▶ EXERCISE GOAL:
Give the count of lines containing the string "matplotlib", with no other output.

▶ DATA SECTION:
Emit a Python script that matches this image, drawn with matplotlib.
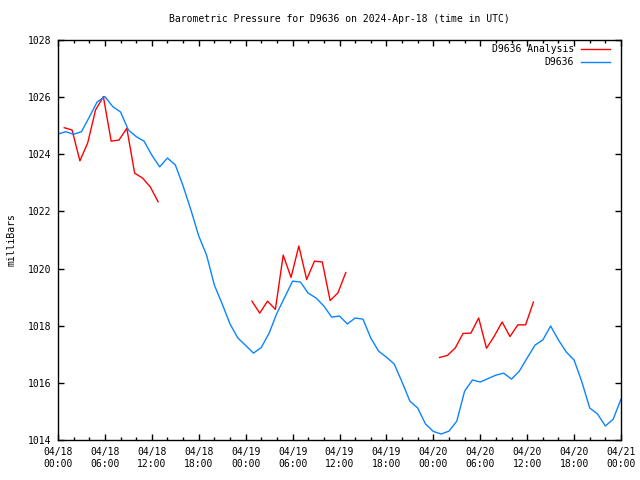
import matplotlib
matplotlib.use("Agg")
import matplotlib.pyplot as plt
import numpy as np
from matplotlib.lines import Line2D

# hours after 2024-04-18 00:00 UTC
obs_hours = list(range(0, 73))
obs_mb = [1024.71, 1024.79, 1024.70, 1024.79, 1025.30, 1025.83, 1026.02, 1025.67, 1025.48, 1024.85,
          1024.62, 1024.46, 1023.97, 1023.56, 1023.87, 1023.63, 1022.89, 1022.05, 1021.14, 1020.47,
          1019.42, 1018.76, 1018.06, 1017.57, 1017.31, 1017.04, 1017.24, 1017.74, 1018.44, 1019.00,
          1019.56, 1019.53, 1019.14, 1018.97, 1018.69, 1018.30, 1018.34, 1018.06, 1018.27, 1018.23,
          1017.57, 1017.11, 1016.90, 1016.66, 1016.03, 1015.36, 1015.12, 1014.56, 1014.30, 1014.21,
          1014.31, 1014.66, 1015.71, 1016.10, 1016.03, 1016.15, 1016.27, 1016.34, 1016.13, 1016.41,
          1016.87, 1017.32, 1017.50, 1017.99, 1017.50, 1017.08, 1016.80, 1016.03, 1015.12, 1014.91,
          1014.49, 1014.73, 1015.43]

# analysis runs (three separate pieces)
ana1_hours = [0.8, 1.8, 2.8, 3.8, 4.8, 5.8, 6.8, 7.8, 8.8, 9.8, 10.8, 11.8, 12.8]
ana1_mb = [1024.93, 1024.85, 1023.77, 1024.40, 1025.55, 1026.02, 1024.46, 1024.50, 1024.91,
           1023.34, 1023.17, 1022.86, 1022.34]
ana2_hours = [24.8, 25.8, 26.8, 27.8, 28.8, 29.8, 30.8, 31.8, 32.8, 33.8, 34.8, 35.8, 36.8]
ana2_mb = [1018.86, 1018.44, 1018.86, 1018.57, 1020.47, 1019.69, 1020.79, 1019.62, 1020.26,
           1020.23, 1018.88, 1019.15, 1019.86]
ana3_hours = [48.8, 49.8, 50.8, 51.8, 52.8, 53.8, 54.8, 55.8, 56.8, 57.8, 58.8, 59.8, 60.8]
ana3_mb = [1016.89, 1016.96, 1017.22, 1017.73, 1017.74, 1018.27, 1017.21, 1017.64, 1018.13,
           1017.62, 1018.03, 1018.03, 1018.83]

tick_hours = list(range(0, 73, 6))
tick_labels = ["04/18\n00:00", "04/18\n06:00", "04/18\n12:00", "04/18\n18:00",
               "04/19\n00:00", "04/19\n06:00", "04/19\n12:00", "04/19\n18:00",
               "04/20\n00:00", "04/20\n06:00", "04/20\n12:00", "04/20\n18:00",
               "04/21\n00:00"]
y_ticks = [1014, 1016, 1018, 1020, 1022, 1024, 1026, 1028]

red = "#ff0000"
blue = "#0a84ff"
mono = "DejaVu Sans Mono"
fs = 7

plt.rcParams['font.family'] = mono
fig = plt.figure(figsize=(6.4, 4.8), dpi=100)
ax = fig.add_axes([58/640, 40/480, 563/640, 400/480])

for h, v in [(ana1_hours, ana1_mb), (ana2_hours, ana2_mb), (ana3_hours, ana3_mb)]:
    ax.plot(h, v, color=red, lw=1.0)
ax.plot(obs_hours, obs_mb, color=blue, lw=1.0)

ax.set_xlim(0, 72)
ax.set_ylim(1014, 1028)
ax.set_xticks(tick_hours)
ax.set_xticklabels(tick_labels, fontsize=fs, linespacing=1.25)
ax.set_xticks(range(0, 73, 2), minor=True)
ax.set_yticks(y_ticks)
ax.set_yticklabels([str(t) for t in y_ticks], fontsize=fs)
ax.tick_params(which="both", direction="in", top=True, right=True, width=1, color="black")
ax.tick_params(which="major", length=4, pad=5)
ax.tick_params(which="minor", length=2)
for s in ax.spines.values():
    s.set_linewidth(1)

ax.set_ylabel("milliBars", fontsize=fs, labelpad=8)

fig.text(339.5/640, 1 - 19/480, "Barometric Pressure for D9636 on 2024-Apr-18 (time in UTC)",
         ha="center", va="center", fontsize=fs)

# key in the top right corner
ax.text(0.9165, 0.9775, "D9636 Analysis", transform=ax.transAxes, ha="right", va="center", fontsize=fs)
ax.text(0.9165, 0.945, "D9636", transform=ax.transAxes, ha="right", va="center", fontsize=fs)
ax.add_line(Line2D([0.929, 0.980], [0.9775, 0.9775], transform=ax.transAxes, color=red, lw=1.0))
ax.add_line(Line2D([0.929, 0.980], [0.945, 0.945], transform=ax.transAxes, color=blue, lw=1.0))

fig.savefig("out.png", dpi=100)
==
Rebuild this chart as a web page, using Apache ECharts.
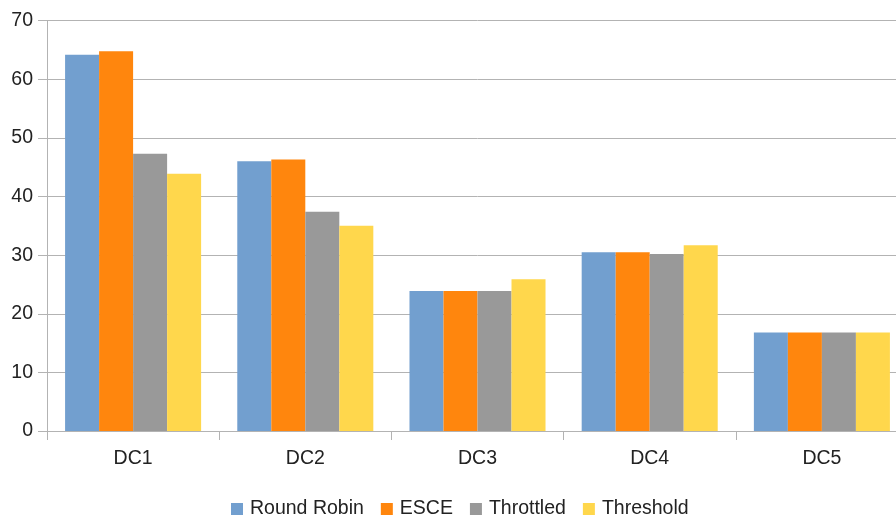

▶ EXERCISE RESULT:
5